Cantado points out, too, that in the Philippines alone, prosecuting agencies should first prove that the company does not really hold a license to deal with securities, and that the transactions really existed for a case involving violations of the Securities Regulations Code to prosper.
"The problem is that the complainants are all foreigners and don’t want to come here (to the Philippines)," he says. "They only send documents. Under our jurisprudence, victims have to physically appear before the fiscal to lodge a formal complaint."
Cantado also does not rule out the possibility that boiler rooms get prior warnings before they are raided, leaving the police with little to show afterwards. "Considering that the syndicate is moneyed," he says, "it’s not totally impossible that they pay off or have paid off insiders to tip them off" whenever a raid was or is going to be conducted.
He suspects this is precisely what happened in an NBI raid of a Makati-based boiler room. Recounts Cantado: "When we came in, the coffee on their office desks was still hot.
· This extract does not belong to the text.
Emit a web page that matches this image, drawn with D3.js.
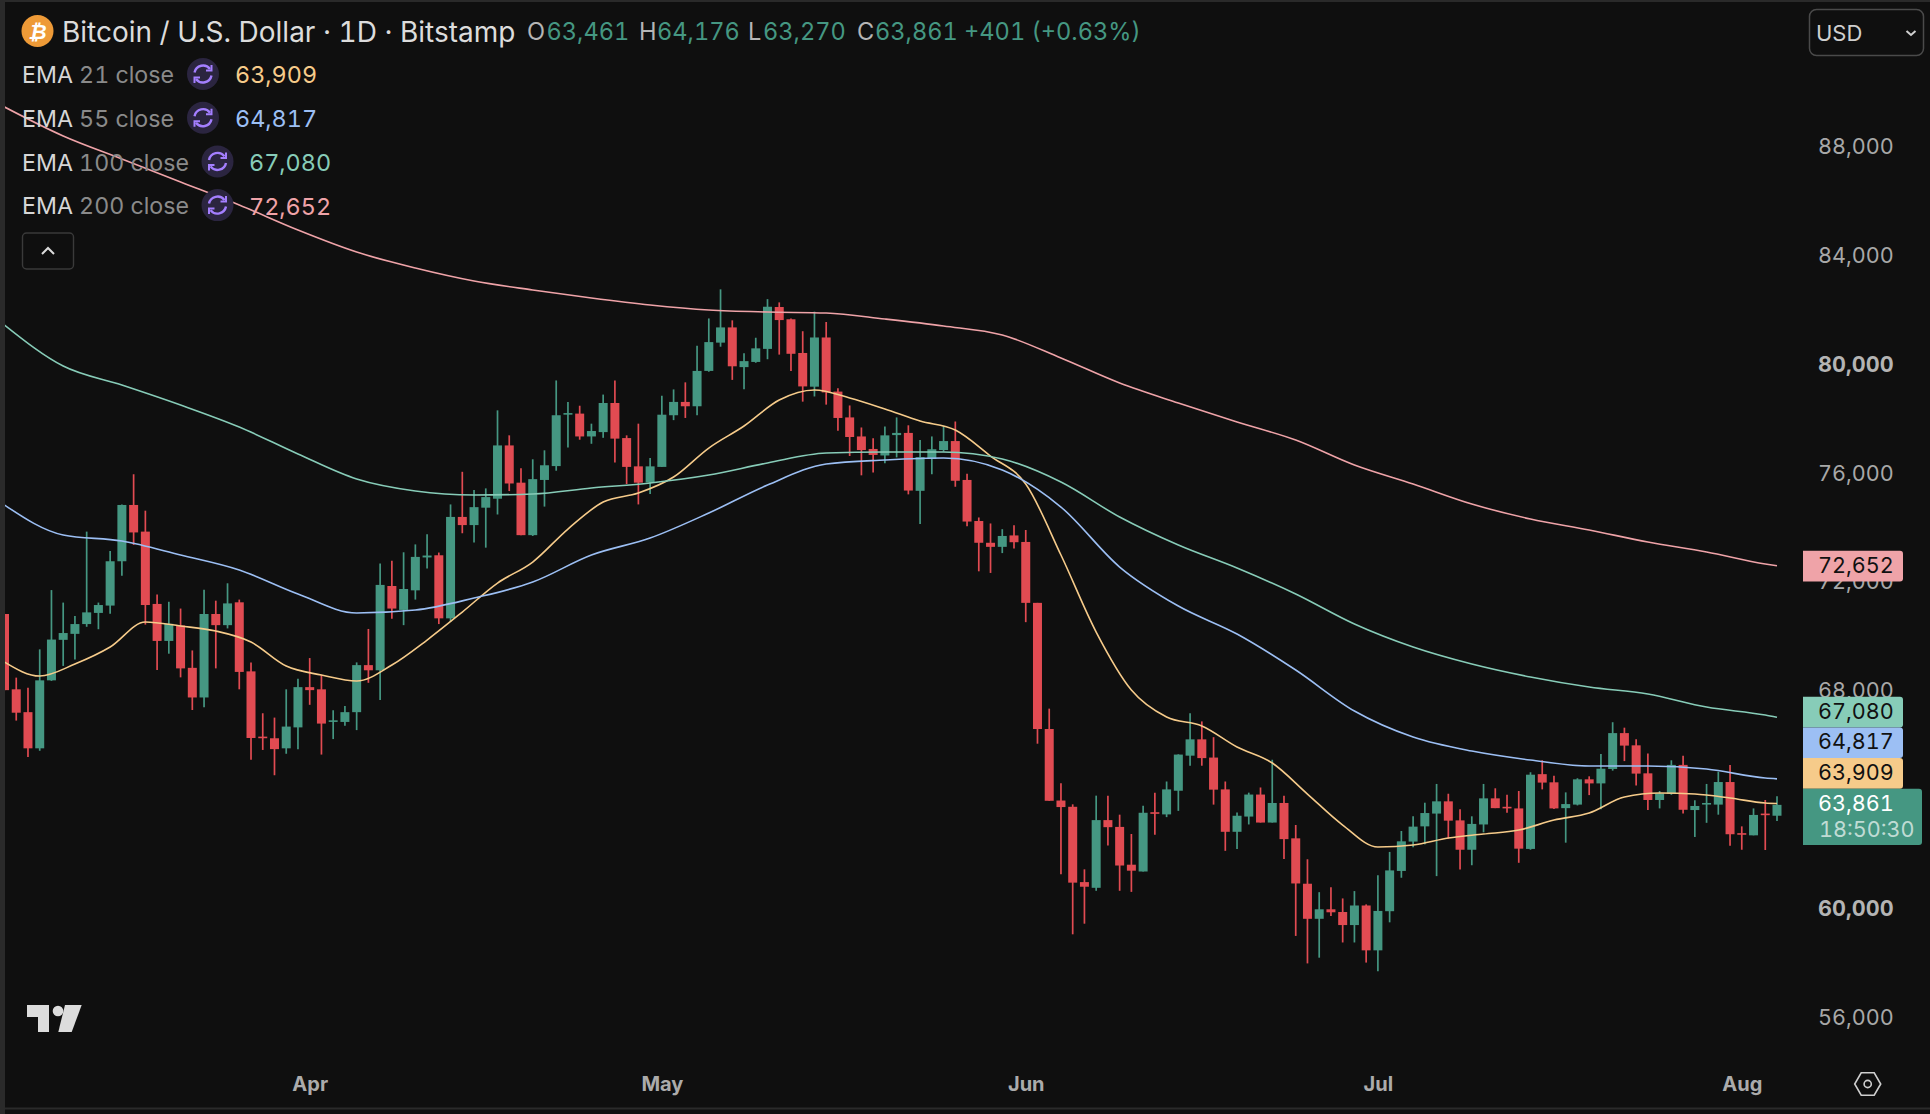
<!DOCTYPE html>
<html><head><meta charset="utf-8">
<script src="https://cdnjs.cloudflare.com/ajax/libs/d3/7.8.5/d3.min.js"></script>
<style>
html,body{margin:0;padding:0;background:#0f0f0f;overflow:hidden}
svg{display:block}
text{font-family:Inter,"Noto Sans",sans-serif;font-variant-numeric:tabular-nums}
.domain,.tick line{display:none}
</style></head><body><svg id="c" width="1930" height="1114"></svg>
<script>
const opens=[70880,68110,67270,65940,68440,69930,70150,70510,70920,71190,72820,74890,73910,71250,69890,70460,68900,67810,70880,70470,71310,68770,66370,66310,65940,66710,68190,68110,66920,66910,67270,69000,68810,71910,71030,71750,72960,73040,70720,74450,74150,74790,75120,77080,75710,73780,75810,76320,78220,78250,77410,77570,78640,77350,76310,75720,76290,78190,78680,78520,79820,80860,81420,79960,80150,80630,82170,81720,80480,79240,81050,79060,78110,77410,76950,76710,77460,77540,75410,76580,76910,77240,75810,74300,73500,73350,73770,73530,71290,66650,64020,63790,61020,60810,63300,63050,61660,61410,63590,63510,64380,65670,66270,65600,64430,62870,63430,64240,63210,63930,62630,60960,59670,60020,59920,59440,60160,58510,59950,61430,62510,63070,63540,63990,63290,62210,63140,64100,63790,63730,62240,64990,64690,63740,63870,64800,64650,65180,66500,66050,65020,64040,64270,65330,63670,63880,63870,64700,62820,62740,63540,63461];
const highs=[70880,68540,68170,69580,71760,71300,70810,73910,71300,73200,74910,76020,74680,71600,71330,71080,69540,71770,71370,72010,71410,69100,67230,67070,68110,68500,69260,68640,67340,67500,69100,70330,72740,72840,73150,73440,73810,73140,74910,76110,75440,75500,78370,77450,76240,76570,76900,79470,78680,78540,77880,78950,79470,77450,77880,76620,78910,79140,79400,80750,81750,82820,81680,80470,81040,82460,82340,81750,81280,82000,81620,79180,78550,77740,77340,77780,78110,77820,77280,77410,77800,77960,76040,74430,74210,74000,74140,73970,71290,67400,64660,63880,61490,64200,64200,63500,62790,63830,64310,64720,65720,67230,66930,66350,64720,63580,64310,64500,65520,64200,63120,61860,60650,60830,60420,60690,60200,61270,62130,62900,63440,63940,64630,64270,63700,63440,64630,64470,64230,64370,65060,65500,64930,64320,64840,64910,65730,66900,66700,66270,65750,64370,65500,65670,64030,64630,65080,65330,63070,63730,64040,64176];
const lows=[68080,66960,65620,65850,68420,68970,69210,70410,70320,70890,72290,73420,70490,68820,69420,68550,67350,67450,68880,70350,68110,65520,65880,64950,65740,65910,67540,65710,66280,66770,66610,68350,67720,70710,70470,71410,72550,70510,70590,73850,73510,73320,74540,75400,73780,73750,74830,76150,77000,77290,77140,77360,76450,75660,74910,75290,76290,78010,78090,78190,79790,80710,79490,79150,80120,80250,80420,79820,78690,78880,78580,77620,76690,75980,76080,76420,76640,75280,74190,76020,76850,75560,74110,72450,72390,73120,73290,70580,66110,64010,61310,59100,59490,60700,62370,60700,60660,61410,62760,63410,63640,65300,65300,63870,62170,62240,63140,63210,63210,61870,59040,58030,58240,59770,58800,58800,58060,57740,59540,61180,62300,62410,61240,62620,61480,61640,62850,63740,63570,61730,62210,64430,63710,62470,63840,64220,63700,65120,65470,64570,63670,63730,64230,63540,62680,63200,63500,62360,62210,62740,62200,63270];
const closes=[68080,67250,65940,68440,69940,70180,70510,70940,71210,72820,74890,73880,71210,69890,70520,68880,67810,70880,70470,71270,68750,66320,66320,65910,66740,68190,68080,66850,66970,67270,69000,68810,71950,71080,71800,72980,73030,70720,74450,74150,74810,75180,77080,75680,73780,75840,76350,78190,78270,77410,77610,78640,77330,76290,75710,76310,78210,78680,78520,79820,80880,81420,79990,80180,80650,82180,81690,80450,79250,81050,79030,78090,77390,76910,76730,77450,77540,75420,76650,76940,77240,75780,74280,73500,73350,73750,73520,71290,66650,64010,63780,61000,60850,63300,63040,61630,61440,63570,63540,64430,65710,66270,65580,64420,62870,63460,64240,63210,63930,62600,60970,59670,60020,59910,59440,60160,58510,59960,61450,62520,63060,63560,63990,63280,62210,63160,64100,63740,63740,62250,64970,64680,63730,63890,64800,64650,65190,66500,66040,65010,64040,64280,65330,63680,63820,63930,64700,62780,62780,63490,63490,63861];
const slowDays=[0,5,10,15,20,25,30,35,40,45,50,55,60,65,70,75,80,85,90,95,100,105,110,115,120,125,130,135,140,145,150,151];
const ema200=[89526,88460,87614,86768,85922,85002,84193,83605,83127,82796,82501,82244,82060,81986,81950,81729,81472,81141,80295,79375,78640,77941,77279,76359,75660,74925,74373,73968,73527,73159,72718,72652];
const ema100=[81508,80000,79302,78566,77757,76764,75844,75403,75256,75293,75513,75697,75991,76433,76800,76837,76837,76580,75734,74447,73417,72571,71615,70511,69665,69040,68562,68194,67936,67458,67164,67080];
const ema55=[74888,73785,73564,73049,72497,71615,70916,71026,71467,72056,73049,73674,74594,75624,76396,76543,76617,76175,74814,72608,71173,70143,68819,67311,66355,65840,65509,65288,65288,65178,64847,64817];
const fastDays=[0,3,6,9,12,15,18,21,24,27,30,33,36,39,42,45,48,51,54,57,60,63,66,69,72,75,78,81,84,87,90,93,96,99,102,105,108,111,114,117,120,123,126,129,132,135,138,141,144,147,150,151];
const ema21=[69114,68599,69040,69665,70585,70438,70254,69849,68966,68635,68415,69003,69923,70952,72019,72792,74005,74998,75329,75918,76984,77794,78750,79118,78823,78419,77977,77646,76690,75660,73049,70217,68084,67091,66760,65987,65399,64258,63118,62309,62383,62640,62787,62934,63302,63560,64148,64295,64258,64111,63927,63909];
const priceTicks=[88000,84000,80000,76000,72000,68000,60000,56000];
const boldPrices=[80000,60000];
const monthDays=[26,56,87,117,148];
const monthNames=["Apr","May","Jun","Jul","Aug"];
const legendNames=["21","55","100","200"];
const legendValues=["63,909","64,817","67,080","72,652"];
const ohlcParts=["O","63,461","H","64,176","L","63,270","C","63,861","+401 (+0.63%)"];

const GREEN="#459782",RED="#e14b52";
const emaColors=["#f6cb8a","#9cbff4","#87ccb8","#efa3a8"];
const svg=d3.select("#c");
svg.append("rect").attr("width",1930).attr("height",1114).attr("fill","#0f0f0f");

const x=d3.scaleLinear().domain([0,151]).range([4.5,1777]);
const y=d3.scaleLinear().domain([88000,56000]).range([148.5,1018.6]);

svg.append("defs").append("clipPath").attr("id","plot").append("rect").attr("x",5).attr("y",0).attr("width",1925).attr("height",1114);
const plot=svg.append("g").attr("clip-path","url(#plot)");

const rows=d3.range(opens.length).map(i=>({i,o:opens[i],h:highs[i],l:lows[i],c:closes[i]}));
const col=d=>d.c>=d.o?GREEN:RED;
const gc=plot.append("g");
gc.selectAll("line").data(rows).join("line")
 .attr("x1",d=>x(d.i)).attr("x2",d=>x(d.i)).attr("y1",d=>y(d.h)).attr("y2",d=>y(d.l))
 .attr("stroke",col).attr("stroke-width",1.7);
gc.selectAll("rect").data(rows).join("rect")
 .attr("x",d=>x(d.i)-4.5).attr("width",9)
 .attr("y",d=>Math.min(y(d.o),y(d.c))).attr("height",d=>Math.max(1.6,Math.abs(y(d.o)-y(d.c))))
 .attr("fill",col);

const line=d3.line().x(d=>x(d[0])).y(d=>y(d[1])).curve(d3.curveMonotoneX);
[[fastDays,ema21,0],[slowDays,ema55,1],[slowDays,ema100,2],[slowDays,ema200,3]].forEach(([days,vals,k])=>{
  plot.append("path").attr("d",line(days.map((d,i)=>[d,vals[i]])))
   .attr("fill","none").attr("stroke",emaColors[k]).attr("stroke-width",1.6);
});

// axes
const ay=svg.append("g").attr("transform","translate(1818,-1.5)")
 .call(d3.axisRight(y).tickValues(priceTicks).tickFormat(d3.format(",")).tickSize(0).tickPadding(0));
ay.selectAll("text").attr("font-size",21.6).attr("x",0)
 .attr("font-weight",d=>boldPrices.includes(d)?700:400).style("font-family","Inter,sans-serif")
 .attr("fill",d=>boldPrices.includes(d)?"#b4b4b4":"#a8a8a8");
const ax=svg.append("g").attr("transform","translate(0,1084)")
 .call(d3.axisBottom(x).tickValues(monthDays).tickFormat((d,i)=>monthNames[i]).tickSize(0).tickPadding(0));
ax.selectAll("text").attr("font-size",20).attr("font-weight",700).attr("fill","#ababab").attr("y",0).attr("dy","0.35em").style("font-family","Inter,sans-serif");

// frame
svg.append("rect").attr("x",0).attr("y",0).attr("width",5).attr("height",1114).attr("fill","#2a2a2a");
svg.append("rect").attr("x",0).attr("y",0).attr("width",1930).attr("height",2).attr("fill","#2a2a2a");
svg.append("rect").attr("x",5).attr("y",1107.5).attr("width",1925).attr("height",2).attr("fill","#2a2a2a");

// price labels
function tag(top,h,w,fill,label,tc){
 svg.append("path").attr("d",`M1803,${top}H${1803+w-3}q3,0 3,3V${top+h-3}q0,3 -3,3H1803Z`).attr("fill",fill);
 svg.append("text").attr("x",1818).attr("y",top+14.3).attr("dy","0.36em").attr("font-size",21.6).attr("fill",tc).text(label);
}
tag(550.7,30.7,100,emaColors[3],legendValues[3],"#111");
tag(696.7,30.7,100,emaColors[2],legendValues[2],"#111");
tag(727.4,30.7,100,emaColors[1],legendValues[1],"#111");
tag(758.1,30.7,100,emaColors[0],legendValues[0],"#111");
tag(788.8,56.2,119,GREEN,ohlcParts[7],"#fff");
svg.append("text").attr("x",1819).attr("y",829).attr("dy","0.36em").attr("font-size",21.6).attr("fill","rgba(255,255,255,.68)").text("18:50:30");

// header
svg.append("circle").attr("cx",37.5).attr("cy",31).attr("r",16).attr("fill","#ee9a37");
svg.append("text").attr("x",37.5).attr("y",31).attr("dy","0.36em").attr("text-anchor","middle").attr("font-size",21).attr("font-weight",700).attr("font-style","italic").attr("fill","#fff").style("font-family","'DejaVu Sans',sans-serif").text("₿");
svg.append("text").attr("x",62).attr("y",32).attr("dy","0.36em").attr("font-size",28).attr("fill","#dcdcdc").text("Bitcoin / U.S. Dollar · 1D · Bitstamp");
const ohlcX=[527,546.5,639,657,748,763,857,875,964];
ohlcParts.forEach((t,i)=>{
 svg.append("text").attr("x",ohlcX[i]).attr("y",32).attr("dy","0.36em").attr("font-size",23.6)
  .attr("fill",(i%2===0&&i<8)?"#b5b5b5":GREEN).text(t);
});

// legend
legendNames.forEach((n,i)=>{
 const cy=75+i*43.7, wide=n.length>2, ix=wide?217.5:203, vx=wide?249:235;
 const t=svg.append("text").attr("x",22).attr("y",cy).attr("dy","0.36em").attr("font-size",23.2);
 t.append("tspan").attr("fill","#d6d6d6").text("EMA ");
 t.append("tspan").attr("fill","#8a8a8a").text(n+" close");
 svg.append("circle").attr("cx",ix).attr("cy",cy-1).attr("r",16).attr("fill","#2b2540");
 const g=svg.append("g").attr("transform",`translate(${ix},${cy-1})`).attr("fill","none").attr("stroke","#a47fff").attr("stroke-width",2.4);
 g.append("path").attr("d","M-8.5,-1.5A8.7,8.7 0 0 1 7,-5");
 g.append("path").attr("d","M8.5,1.5A8.7,8.7 0 0 1 -7,5");
 g.append("path").attr("d","M8.5,-9V-3.5H3").attr("stroke-width",2);
 g.append("path").attr("d","M-8.5,9V3.5H-3").attr("stroke-width",2);
 svg.append("text").attr("x",vx).attr("y",cy).attr("dy","0.36em").attr("font-size",23.4).attr("fill",emaColors[i]).text(legendValues[i]);
});
svg.append("rect").attr("x",22.5).attr("y",233).attr("width",51).attr("height",36).attr("rx",4).attr("fill","none").attr("stroke","#3a3a3a").attr("stroke-width",1.4);
svg.append("path").attr("d","M42,254L48,248L54,254").attr("fill","none").attr("stroke","#dcdcdc").attr("stroke-width",2);

// currency box
svg.append("rect").attr("x",1809.5).attr("y",9.5).attr("width",114).attr("height",46).attr("rx",7).attr("fill","none").attr("stroke","#4a4a4a").attr("stroke-width",1.5);
svg.append("text").attr("x",1816).attr("y",33).attr("dy","0.36em").attr("font-size",22).attr("fill","#cfcfcf").text("USD");
svg.append("path").attr("d","M1906.5,31L1911,35L1915.5,31").attr("fill","none").attr("stroke","#cfcfcf").attr("stroke-width",2);

// brand mark & settings icon
svg.append("path").attr("d","M27,1005H49V1032H38V1017H27Z").attr("fill","#dcdcdc");
svg.append("circle").attr("cx",58).attr("cy",1011).attr("r",5.3).attr("fill","#dcdcdc");
svg.append("path").attr("d","M65,1005H81.7L71.7,1032H58.3Z").attr("fill","#dcdcdc");
const hx=1867.7,hy=1084,hr=13;
svg.append("path").attr("d",d3.range(6).map(i=>{const a=i*Math.PI/3;return (i?"L":"M")+(hx+hr*Math.cos(a))+","+(hy+hr*Math.sin(a));}).join("")+"Z").attr("fill","none").attr("stroke","#cfcfcf").attr("stroke-width",1.6);
svg.append("circle").attr("cx",hx).attr("cy",hy).attr("r",3.6).attr("fill","none").attr("stroke","#cfcfcf").attr("stroke-width",1.6);
</script></body></html>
We found out they had left just minutes ago through the emergency exit at the back door."
Yet in March last year, the Philippine SEC thought it finally had some goods on Pastrana after a raid on 88 Corporate Business Center in Makati. The bust had been conducted after a Saudi national who lost $48,811 to two boiler rooms lodged a formal complaint against the companies that duped him. According to the SEC, the raid on 88 Corporate Business Center established the interlocking relationships of boiler rooms linked with Pastrana: not only were several documents on the illegal stock brokering operations of 21 firms all found in one office, but they also share some names as incorporators.
A month later, the SEC filed a criminal case with the Department of Justice (DoJ) against 21 companies and 14 individuals, including nine foreigners and John/Jane Does believed to be working as brokers or telemarketers. Among those charged with the criminal offense of running an operation that trades securities without a license were Pastrana, Rufina Abad, Noel Galang, Hilda Ronquillo, Greshiela Compendio and British national Gregory P. Barnes.
But Pastrana’s lawyers got an injunction order from the Regional Trial Court of Muntinlupa preventing the SEC, NBI and the Department of Justice (DOJ) from using documents seized from the raid as court evidence. The court ruled that the search warrant used to get the documents was invalid as it violated the legal procedure of stating only one offense. The court also charged the SEC and NBI for contempt after the agencies failed to return the documents within the deadline it imposed.